# Cross Validation in Machine Learning

**Cross-validation is a technique used to check how well a machine learning model performs on unseen data while preventing overfitting. It works by:**

- Splitting the dataset into several parts.
- Training the model on some parts and testing it on the remaining part.
- Repeating this resampling process multiple times by choosing different parts of the dataset.
- Averaging the results from each validation step to get the final performance.

### 1. Holdout Validation
In Holdout Validation method typically 50% data is used for training and 50% for testing. Making it simple and quick to apply. The major drawback of this method is that only 50% data is used for training, the model may miss important patterns in the other half which leads to high bias.

### 2. LOOCV (Leave One Out Cross Validation)
In this method the model is trained on the entire dataset except for one data point which is used for testing. This process is repeated for each data point in the dataset.

- All data points are used for training, resulting in low bias.
- Testing on a single data point can cause high variance, especially if the point is an outlier.
- It can be very time-consuming for large datasets as it requires one iteration per data point.

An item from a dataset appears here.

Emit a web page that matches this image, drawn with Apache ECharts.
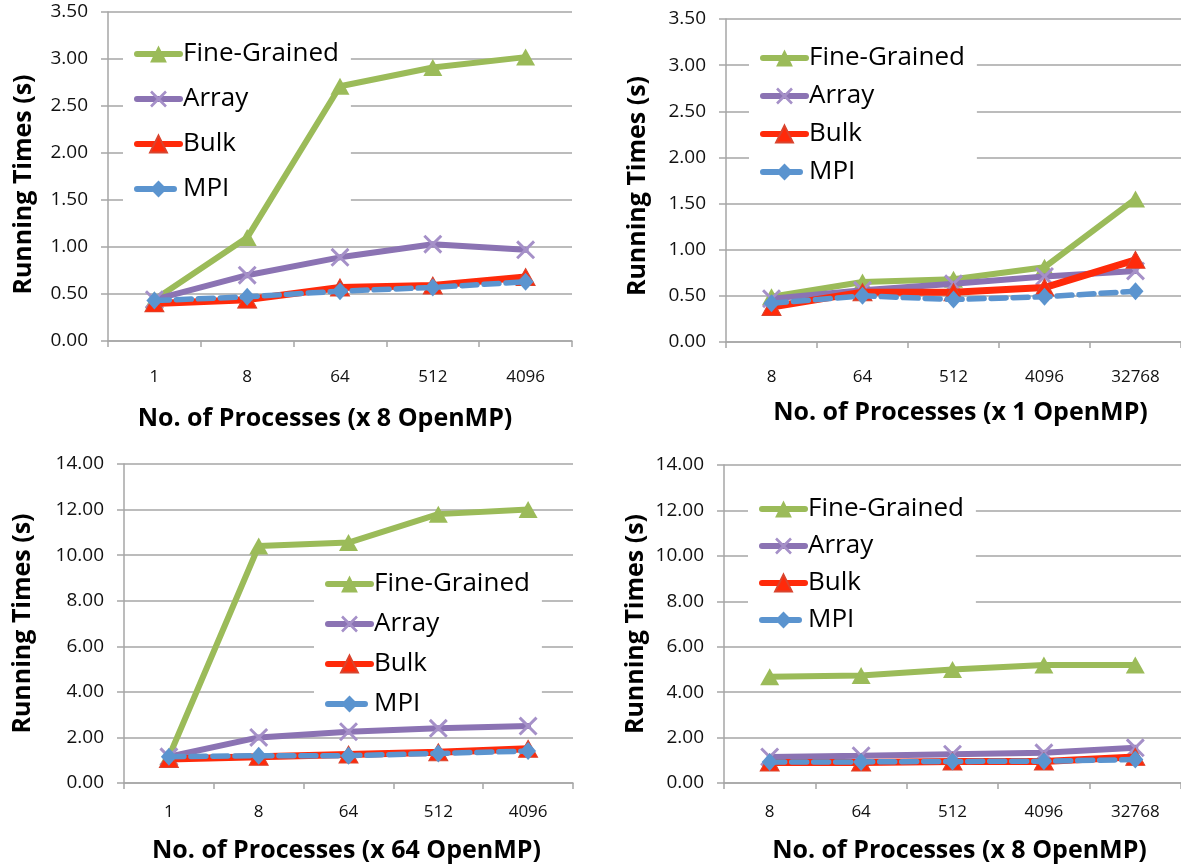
<!DOCTYPE html>
<html><head><meta charset="utf-8">
<script src="https://cdn.jsdelivr.net/npm/echarts@6/dist/echarts.min.js"></script>
<style>html,body{margin:0;padding:0;background:#fff}#c{width:1181px;height:865px}</style>
</head><body><div id="c"></div>
<script>
const seriesNames = ['Fine-Grained', 'Array', 'Bulk', 'MPI'];
const catsA = ['1', '8', '64', '512', '4096'];
const catsB = ['8', '64', '512', '4096', '32768'];
const xTitle1 = 'No. of Processes (x 8 OpenMP)';
const xTitle2 = 'No. of Processes (x 1 OpenMP)';
const xTitle3 = 'No. of Processes (x 64 OpenMP)';
const xTitle4 = 'No. of Processes (x 8 OpenMP)';
const yTitle = 'Running Times (s)';

const p1Fine  = [0.44, 1.10, 2.71, 2.91, 3.02];
const p1Array = [0.44, 0.70, 0.89, 1.03, 0.97];
const p1Bulk  = [0.40, 0.44, 0.57, 0.59, 0.68];
const p1MPI   = [0.43, 0.47, 0.53, 0.57, 0.63];

const p2Fine  = [0.49, 0.65, 0.68, 0.81, 1.55];
const p2Array = [0.47, 0.56, 0.63, 0.71, 0.77];
const p2Bulk  = [0.38, 0.54, 0.54, 0.59, 0.89];
const p2MPI   = [0.42, 0.50, 0.46, 0.49, 0.55];

const p3Fine  = [1.15, 10.40, 10.55, 11.80, 12.00];
const p3Array = [1.15, 2.00, 2.25, 2.40, 2.50];
const p3Bulk  = [1.05, 1.15, 1.25, 1.35, 1.50];
const p3MPI   = [1.15, 1.20, 1.20, 1.30, 1.40];

const p4Fine  = [4.68, 4.73, 5.00, 5.20, 5.20];
const p4Array = [1.15, 1.20, 1.27, 1.33, 1.55];
const p4Bulk  = [0.90, 0.90, 0.95, 0.95, 1.15];
const p4MPI   = [0.92, 0.93, 0.95, 0.96, 1.03];

const panels = [
  {cats: catsA, data: [p1Fine, p1Array, p1Bulk, p1MPI], max: 3.5, interval: 0.5, xTitle: xTitle1,
   grid: {left: 108, top: 12, width: 464, height: 329}, labelMargin: 28, xNameGap: 65, yNameGap: 72,
   xPad: [0, 30, 0, 0], yPad: [0, 16, 0, 0],
   legend: {left: 123, top: 30, gap: 19}},
  {cats: catsB, data: [p2Fine, p2Array, p2Bulk, p2MPI], max: 3.5, interval: 0.5, xTitle: xTitle2,
   grid: {left: 726, top: 19, width: 457, height: 323}, labelMargin: 27, xNameGap: 58, yNameGap: 76,
   xPad: [0, 0, 0, 14], yPad: [0, 11, 0, 0],
   legend: {left: 749, top: 34, gap: 12}},
  {cats: catsA, data: [p3Fine, p3Array, p3Bulk, p3MPI], max: 14, interval: 2, xTitle: xTitle3,
   grid: {left: 124, top: 464, width: 449, height: 319}, labelMargin: 21, xNameGap: 55, yNameGap: 89,
   xPad: [0, 4, 0, 0], yPad: [0, 0, 0, 0],
   legend: {left: 314, top: 560, gap: 14}},
  {cats: catsB, data: [p4Fine, p4Array, p4Bulk, p4MPI], max: 14, interval: 2, xTitle: xTitle4,
   grid: {left: 724, top: 465, width: 458, height: 318}, labelMargin: 21, xNameGap: 55, yNameGap: 76,
   xPad: [0, 0, 0, 14], yPad: [0, 0, 0, 0],
   legend: {left: 748, top: 485, gap: 11}}
];

const FONT = 'Open Sans';
const crossPath = 'path://M0,1.1 L1.1,0 L10,8.9 L8.9,10 Z M8.9,0 L10,1.1 L1.1,10 L0,8.9 Z';
const styles = [
  {color: '#9BBB59', symbol: 'triangle', size: [19, 17], width: 6, type: 'solid', mcolor: '#9BBB59', border: 0},
  {color: '#8B73B3', symbol: crossPath, size: 19, width: 6, type: 'solid', mcolor: '#A590C8', border: 0},
  {color: '#FF2A0A', symbol: 'triangle', size: [19, 17], width: 7, type: 'solid', mcolor: '#FF2A0A', border: 1},
  {color: '#5B94CF', symbol: 'diamond', size: [16, 18], width: 5.5, type: [15, 7], mcolor: '#5B94CF', border: 0}
];

const grid = [], xAxis = [], yAxis = [], series = [], legend = [];
panels.forEach((p, i) => {
  grid.push(Object.assign({containLabel: false}, p.grid));
  xAxis.push({
    type: 'category', gridIndex: i, data: p.cats, boundaryGap: true,
    name: p.xTitle, nameLocation: 'middle', nameGap: p.xNameGap,
    nameTextStyle: {fontFamily: FONT, fontWeight: 'bold', fontSize: 25, color: '#000', padding: p.xPad},
    axisLine: {lineStyle: {color: '#A6A6A6', width: 1.5}},
    axisTick: {show: true, length: 6, lineStyle: {color: '#A6A6A6', width: 1.5}},
    axisLabel: {fontFamily: FONT, fontSize: 17, color: '#111', margin: p.labelMargin},
    splitLine: {show: false}, z: 0
  });
  yAxis.push({
    type: 'value', gridIndex: i, min: 0, max: p.max, interval: p.interval,
    name: yTitle, nameLocation: 'middle', nameGap: p.yNameGap, nameRotate: 90,
    nameTextStyle: {fontFamily: FONT, fontWeight: 'bold', fontSize: 25, color: '#000', padding: p.yPad},
    axisLine: {show: true, lineStyle: {color: '#A6A6A6', width: 1.5}},
    axisTick: {show: true, length: 7, lineStyle: {color: '#A6A6A6', width: 1.5}},
    axisLabel: {fontFamily: FONT, fontSize: 19, color: '#111', margin: 20,
                formatter: v => v.toFixed(2)},
    splitLine: {show: true, lineStyle: {color: '#A6A6A6', width: 1.5}}, z: 0
  });
  seriesNames.forEach((name, k) => {
    const s = styles[k];
    series.push({
      type: 'line', name: name, xAxisIndex: i, yAxisIndex: i, data: p.data[k],
      symbol: s.symbol, symbolSize: s.size, showAllSymbol: true,
      lineStyle: {color: s.color, width: s.width, type: s.type, cap: 'round'},
      itemStyle: {color: s.mcolor, borderColor: s.border ? '#D9442E' : s.mcolor, borderWidth: s.border},
      z: 3 + k, animation: false, silent: true
    });
  });
  legend.push({
    orient: 'vertical', left: p.legend.left, top: p.legend.top,
    padding: [11, 12, 12, 11], backgroundColor: '#fff',
    itemWidth: 43, itemHeight: 21, itemGap: p.legend.gap,
    data: seriesNames, selectedMode: false,
    lineStyle: {width: 6},
    textStyle: {fontFamily: FONT, fontSize: 26, color: '#000', lineHeight: 24, padding: [0, 0, 0, -2]},
    z: 1
  });
});

const chart = echarts.init(document.getElementById('c'), null, {renderer: 'canvas'});
chart.setOption({animation: false, grid, xAxis, yAxis, series, legend});
</script></body></html>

### 3. Stratified Cross-Validation
It is a technique that ensures each fold of the cross-validation process has the same class distribution as the full dataset. This is useful for imbalanced datasets where some classes are underrepresented.

- The dataset is divided into k folds, keeping class proportions consistent in each fold.
- In each iteration, one fold is used for testing and the remaining folds for training.
- This process is repeated k times so that each fold is used once as the test set.
- It helps classification models generalize better by maintaining balanced class representation.

### 4. K-Fold Cross Validation
K-Fold Cross Validation splits the dataset into k equal-sized folds. The model is trained on k-1 folds and tested on the remaining fold. This process is repeated k times each time using a different fold for testing.

## Python implementation for k fold cross-validation
### Step 1: Importing necessary libraries

In [2]:
from sklearn.model_selection import cross_val_score, KFold
from sklearn.svm import SVC
from sklearn.datasets import load_iris

### Step 2: Loading the dataset

In [3]:
iris = load_iris()
X, y = iris.data, iris.target

### Step 3: Creating SVM classifier

In [4]:
svm_classifier = SVC(kernel='linear')

### Step 4: Defining the number of folds for cross-validation

In [5]:
num_folds = 5
kf = KFold(n_splits=num_folds, shuffle=True, random_state=42)

### Step 5: Performing k-fold cross-validation

In [6]:
cross_val_results = cross_val_score(svm_classifier, X, y, cv=kf)

### Step 6: Evaluation metrics

In [7]:
print("Cross-Validation Results (Accuracy):")
for i, result in enumerate(cross_val_results, 1):
    print(f"  Fold {i}: {result * 100:.2f}%")
    
print(f'Mean Accuracy: {cross_val_results.mean()* 100:.2f}%')

Cross-Validation Results (Accuracy):
  Fold 1: 100.00%
  Fold 2: 100.00%
  Fold 3: 96.67%
  Fold 4: 93.33%
  Fold 5: 96.67%
Mean Accuracy: 97.33%


## The End !!